Spring has always meant renewal for me – a time of new growth and baby things and the smell of blossoms. But I found myself feeling this deep sense of loss today as I drove the backroads to take one last look at the tulip fields.
I remembered driving around with my centenarian dad in the car just a few years ago – sharing the sights of Skagit County with him. I remembered chauffering Mom around to her appointments – and I remembered that day when she was trying to remember all the birds she’d seen so she could tell her friends about them: “Trumpeter swans and snow geese and herons.” I remembered the swans that were in that field at the beginning of April, spreading their wings for me. And I remembered the waves of snow geese that were here just weeks ago.

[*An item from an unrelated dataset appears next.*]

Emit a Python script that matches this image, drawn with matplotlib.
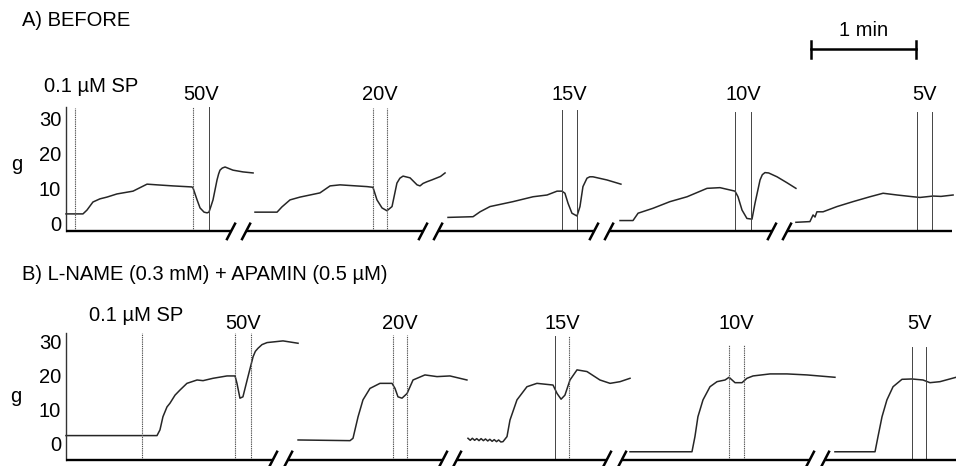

And now the tulips are topped, and the swans and snow geese have started their journey back north, and Moz and Dad are no longer here with me in their human bodies. And for a time today I felt this deep ache when I thought about the loss of all these beautiful forms.
Of course, the essence of all these things – the tulips and the swans and the snow geese, and Mom and Dad – is still with me. And I’m going to consciously wrap myself up in the love and joy and beauty and rejoice. But sometimes… sometimes there’s an ache.
topped tulips stand stark
trumpeter swans are gone now
April brings mourning
All That Is Gone
tulip petals in the lawn
no more trumpeter swans
my parents have moved on
spring is supposed
to be the dawn
of seasons, new growth,
lambs and fawns,
but today I’m remembering
all that is gone
-Karen Molenaar Terrell
“…our disappointments and ceaseless woes, turn us like tired children to the arms of divine Love.”